Dice Lagarde: « Secondo le nostre ultime proiezioni, i salari dovrebbero aumentare di un ulteriore 14% da qui alla fine del 2025 e tornare pienamente in termini reali al livello pre-pandemico. Nonostante tale recupero delle retribuzioni sia già da tempo considerato nelle nostre prospettive di inflazione, l’effetto dell’aumento dei salari sull’inflazione è recentemente stato amplificato dalla minore crescita della produttività rispetto alle proiezioni precedenti, determinando un incremento del costo del lavoro per unità di prodotto». Ma come spiega Paul Mattick: “L’inflazione può diventare un inconveniente, erodendo gli interessi raccolti dalle banche e il valore degli investimenti degli obbligazionisti, costringendo le imprese a un gioco infinito di recupero reciproco.
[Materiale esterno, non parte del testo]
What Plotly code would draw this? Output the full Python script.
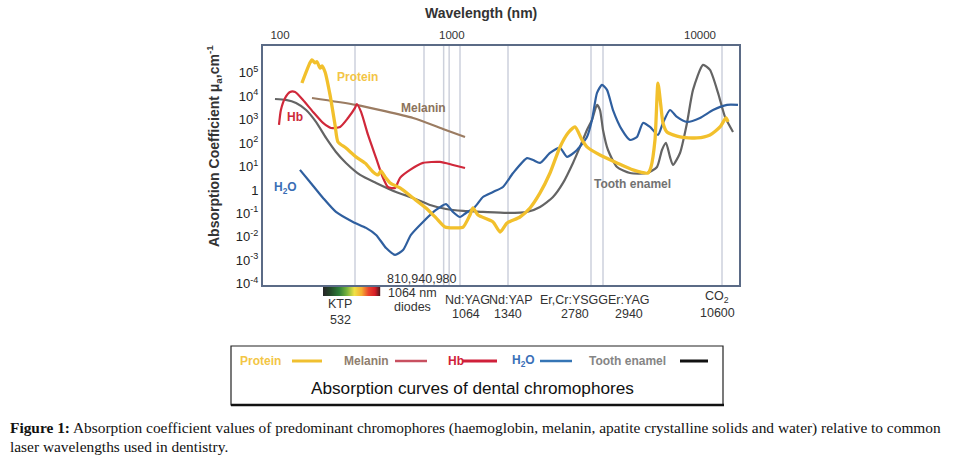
import numpy as np
import plotly.graph_objects as go

# ---- non-uniform wavelength scale of the original figure (nm -> axis units)
SCALE_WL = [70, 100, 532, 810, 1064, 1340, 2780, 2940, 10000, 10600, 12500]
SCALE_POS = [0, 17, 92, 161, 197, 245, 328, 340, 437, 459, 477]


def warp(wl):
    return np.interp(np.log10(np.asarray(wl, dtype=float)), np.log10(SCALE_WL), SCALE_POS)


# ---- data (wavelength nm, absorption coefficient cm^-1)
protein_wl = [163, 195, 204, 218, 228, 244, 255, 273, 305, 341, 364, 435, 535, 566, 594, 612, 623, 639,
              659, 700, 758, 822, 887, 950, 1032, 1080, 1116, 1132, 1160, 1247, 1290, 1334, 1489, 1626,
              1776, 1939, 2117, 2271, 2415, 2568, 2683, 2899, 3508, 4292, 5188, 5388, 5666, 5885, 6112,
              6267, 6592, 7769, 9627, 10268, 10544, 10996, 11199]
protein_val = [3.7e4, 2.7e5, 3.6e5, 2.7e5, 3.0e5, 1.6e5, 2.0e5, 1.1e5, 1.15e4, 600, 112, 62, 26, 14, 5.9,
               4.4, 6.5, 3.6, 2.0, 1.22, 0.455, 0.17, 0.064, 0.026, 0.024, 0.026, 0.085, 0.17, 0.085,
               0.043, 0.016, 0.039, 0.07, 0.17, 0.745, 5.3, 69, 273, 492, 137, 69, 31, 14.3, 7.2, 5.3,
               9.6, 137, 3.7e4, 3.5e3, 730, 301, 184, 167, 224, 492, 1190, 805]

hb_wl = [97.9, 102, 112, 125, 140, 167, 209, 261, 312, 381, 455, 532, 538, 552, 576, 605, 631, 650,
         679, 700, 744, 805, 914, 1009, 1090]
hb_val = [600, 2600, 8500, 1.54e4, 1.54e4, 7000, 2150, 730, 446, 492, 1190, 3200, 4700, 2150, 224, 23,
          3.3, 1.34, 1.22, 3.3, 7.2, 14.3, 15.7, 11.7, 8.7]

melanin_wl = [204, 535, 758, 935, 1090]
melanin_val = [8500, 4300, 1190, 405, 184]

enamel_wl = [90, 114, 143, 179, 223, 279, 348, 435, 549, 605, 683, 758, 848, 957, 1080, 1188, 1334,
             1584, 1776, 1990, 2174, 2373, 2523, 2683, 2793, 2859, 2899, 2940, 3131, 3508, 4133, 5124,
             5811, 6189, 6509, 6846, 7111, 7769, 8487, 9154, 10080, 10268, 10489, 10895, 11726]
enamel_val = [7700, 7000, 5200, 2600, 805, 167, 42, 14.3, 4.4, 2.0, 0.82, 0.455, 0.229, 0.154, 0.127,
              0.115, 0.104, 0.115, 0.188, 0.50, 2.0, 14.3, 69, 367, 980, 4300, 2600, 367, 51, 9.6, 5.3,
              5.3, 9.6, 51, 102, 25.7, 11.7, 38, 730, 1.88e4, 2.2e5, 1.34e5, 1.4e4, 1320, 301]

water_wl = [156, 195, 261, 348, 509, 569, 605, 643, 679, 713, 748, 805, 887, 957, 1009, 1064, 1095, 1143,
            1188, 1247, 1308, 1401, 1584, 1670, 1776, 1939, 2117, 2251, 2458, 2683, 2793, 2859, 2926,
            3092, 3335, 3736, 4133, 4514, 4870, 5321, 5885, 6267, 6846, 7478, 8487, 10000, 10351, 11097,
            12273]
water_val = [7.2, 2.2, 0.455, 0.115, 0.043, 0.024, 0.012, 0.0033, 0.0017, 0.0027, 0.012, 0.043, 0.14,
             0.25, 0.115, 0.07, 0.104, 0.188, 0.50, 0.82, 1.34, 5.3, 23, 19, 14.3, 38, 62, 26, 51, 184,
             980, 1.4e4, 3.07e4, 1.88e4, 2600, 367, 137, 184, 730, 492, 224, 730, 2600, 1320, 805, 1190,
             2600, 4300, 4300]

laser_wl = [532, 810, 940, 980, 1064, 1340, 2780, 2940, 10600]
top_ticks = [100, 1000, 10000]
y_ticks = [1e-4, 1e-3, 1e-2, 1e-1, 1, 1e1, 1e2, 1e3, 1e4, 1e5]
y_ticktext = ["10<sup>-4</sup>", "10<sup>-3</sup>", "10<sup>-2</sup>", "10<sup>-1</sup>", "1",
              "10<sup>1</sup>", "10<sup>2</sup>", "10<sup>3</sup>", "10<sup>4</sup>", "10<sup>5</sup>"]

# ---- layout geometry (canvas pixels)
W, H = 964, 472
L, R, T, B = 263, 739, 46, 285


def P(px, py):
    return (px - L) / (R - L), (B - py) / (B - T)


FONT = "Liberation Sans, Arial, sans-serif"
C_PROT, C_MEL, C_HB, C_H2O, C_ENA = "#f2c02c", "#9b7c62", "#d0283a", "#2f5f9f", "#646464"

fig = go.Figure()
series = [
    (melanin_wl, melanin_val, C_MEL, 2.2),
    (enamel_wl, enamel_val, C_ENA, 2.2),
    (water_wl, water_val, C_H2O, 2.2),
    (hb_wl, hb_val, C_HB, 2.2),
    (protein_wl, protein_val, C_PROT, 3.3),
]
for wl, val, col, w in series:
    fig.add_trace(go.Scatter(x=warp(wl), y=val, mode="lines",
                             line=dict(color=col, width=w, shape="spline", smoothing=0.6),
                             showlegend=False, hoverinfo="skip"))

shapes = []
for v in warp(laser_wl):
    shapes.append(dict(type="line", xref="x", yref="paper", x0=v, x1=v, y0=0, y1=1,
                       line=dict(color="#cdd1dc", width=1.5), layer="below"))

# spectrum colour bar under KTP
stops = [(0.0, (40, 40, 40)), (0.12, (35, 70, 40)), (0.28, (45, 125, 55)), (0.42, (120, 180, 60)),
         (0.55, (240, 225, 70)), (0.68, (245, 175, 50)), (0.8, (235, 70, 45)), (0.92, (215, 30, 40)),
         (1.0, (90, 25, 30))]


def grad(t):
    for (t0, c0), (t1, c1) in zip(stops[:-1], stops[1:]):
        if t0 <= t <= t1:
            f = (t - t0) / (t1 - t0)
            return "rgb(%d,%d,%d)" % tuple(round(a + (b - a) * f) for a, b in zip(c0, c1))
    return "rgb(90,25,30)"


gx0, gx1, gy0, gy1 = 323, 380, 287, 296
n = gx1 - gx0
for i in range(n):
    xa, ya = P(gx0 + i, gy1)
    xb, yb = P(gx0 + i + 1.2, gy0)
    shapes.append(dict(type="rect", xref="paper", yref="paper", x0=xa, x1=xb, y0=ya, y1=yb,
                       line=dict(width=0), fillcolor=grad(i / (n - 1))))

# legend box
bx0, by0 = P(231, 405)
bx1, by1 = P(723, 346)
shapes.append(dict(type="rect", xref="paper", yref="paper", x0=bx0, x1=bx1, y0=by0, y1=by1,
                   line=dict(color="#222", width=1.2), fillcolor="white"))
a0, a1 = P(231, 405)[0], P(724, 405)[0]
shapes.append(dict(type="line", xref="paper", yref="paper", x0=a0, x1=a1, y0=P(0, 405)[1], y1=P(0, 405)[1],
                   line=dict(color="#111", width=2.5)))
legend_items = [
    ("Protein", 238, "#f3c645", (292, 322), "#f0c030", 3),
    ("Melanin", 342, "#8f7e6e", (395, 427), "#c85060", 2.5),
    ("Hb", 446, "#d0203a", (462, 497), "#d0203a", 3),
    ("H<sub>2</sub>O", 510, "#3a70b8", (540, 572), "#3575b5", 2.5),
    ("Tooth enamel", 587, "#858585", (680, 708), "#111111", 3),
]
ann = []
ly = 361
for txt, tx, tc, (lx0, lx1), lc, lw in legend_items:
    x, y = P(tx, ly)
    ann.append(dict(text="<b>%s</b>" % txt, x=x, y=y, xref="paper", yref="paper", xanchor="left",
                    yanchor="middle", showarrow=False, font=dict(family=FONT, size=12, color=tc)))
    xa, yy = P(lx0, ly)
    xb, _ = P(lx1, ly)
    shapes.append(dict(type="line", xref="paper", yref="paper", x0=xa, x1=xb, y0=yy, y1=yy,
                       line=dict(color=lc, width=lw)))
x, y = P(472, 388)
ann.append(dict(text="Absorption curves of dental chromophores", x=x, y=y, xref="paper", yref="paper",
                xanchor="center", yanchor="middle",
                showarrow=False, font=dict(family=FONT, size=17.2, color="#111")))


def label(text, px, py, size=12.5, color="#333", xanchor="center", family=FONT, angle=0):
    x, y = P(px, py)
    ann.append(dict(text=text, x=x, y=y, xref="paper", yref="paper", xanchor=xanchor, yanchor="middle",
                    showarrow=False, textangle=angle, font=dict(family=family, size=size, color=color)))


# curve labels
label("<b>Protein</b>", 357, 77, 12, "#f3c545")
label("<b>Melanin</b>", 423, 108, 12, "#8c735c")
label("<b>Hb</b>", 295, 117, 12, "#cc2a3a")
label("<b>H<sub>2</sub>O</b>", 285, 188, 12, "#3a6eb5")
label("<b>Tooth enamel</b>", 632, 184, 12, "#727272")

# titles
label("<b>Wavelength (nm)</b>", 481, 13, 14, "#333")
label("<b>Absorption Coefficient \u03bc<sub>a</sub>,cm<sup>-1</sup></b>", 214, 146, 14, "#333", angle=-90)

# laser labels
label("810,940,980", 422, 279)
label("1064 nm", 412, 293)
label("diodes", 412, 307)
label("KTP", 340, 304)
label("532", 340, 320)
label("Nd:YAG", 467, 300)
label("1064", 466, 314)
label("Nd:YAP", 511, 300)
label("1340", 508, 314)
label("Er,Cr:YSGG", 574, 300)
label("2780", 575, 314)
label("Er:YAG", 628, 300)
label("2940", 629, 314)
label("CO<sub>2</sub>", 717, 297)
label("10600", 717, 313)

# caption
SERIF = "Liberation Serif, Times New Roman, serif"
label("<b>Figure 1:</b> Absorption coefficient values of predominant chromophores (haemoglobin, melanin, "
      "apatite crystalline solids and water) relative to common", 8, 428, 15.4, "#111", "left", SERIF)
label("laser wavelengths used in dentistry.", 8, 446, 15.4, "#111", "left", SERIF)

fig.update_layout(
    width=W, height=H, margin=dict(l=L, r=W - R, t=T, b=H - B, pad=0),
    paper_bgcolor="white", plot_bgcolor="white", showlegend=False,
    shapes=shapes, annotations=ann,
    xaxis=dict(range=[0, R - L], side="top", tickvals=list(warp(top_ticks)),
               ticktext=[str(t) for t in top_ticks], ticks="", showgrid=False, zeroline=False,
               showline=True, mirror=True, linecolor="#5b6b86", linewidth=2,
               tickfont=dict(family=FONT, size=11.5, color="#333")),
    yaxis=dict(type="log", range=[-4.06, 6.15], tickvals=y_ticks, ticktext=y_ticktext, ticks="",
               showgrid=False, zeroline=False, showline=True, mirror=True, linecolor="#5b6b86",
               linewidth=2, tickfont=dict(family=FONT, size=13, color="#222")),
)

fig.write_html("out.html", config=dict(displayModeBar=False),
               post_script="document.body.style.margin='0';document.body.style.overflow='hidden';")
Quindi può sembrare preferibile abbassare i salari in maniera più diretta permettendo alle tendenze recessive causate dalla bassa redditività di manifestarsi. Ciò favorisce anche la concentrazione del capitale, poiché le imprese più piccole vanno sotto con l’aumento dei tassi di interesse.”
Dunque l’obbiettivo della BCE non è affatto quello di andare a colpire gli extraprofitti, ma di abbassare ulteriormente i salari ed il costo del lavoro sperando in qualche modo che questo funga da rilancio della produttività e della redditività, cosa che non è in alcun modo provata, anzi. Per una seria redistribuzione delle ricchezze sarebbe bastato tassare i profitti delle grandi aziende e favorire un aumento dei salari. In questa condizione invece la partita delle grandi concentrazioni di capitale è un win-win mentre le piccole e medie aziende del “Made in Italy” modello Santanchè andranno incontro ad una serie di fallimenti (per questo la Meloni borbotta, perché per la sua base sociale si prospettano tempi duri, non di certo perché ha a cuore le classi popolari). Ma anche gli stati potrebbero andare in sofferenza di fronte al dispiegarsi delle tendenze recessive. Dunque la denuncia di Lagarde è al limite una campagna di marketing per giustificare il rialzo dei tassi, mentre i costi sociali di questa politica saranno enormi.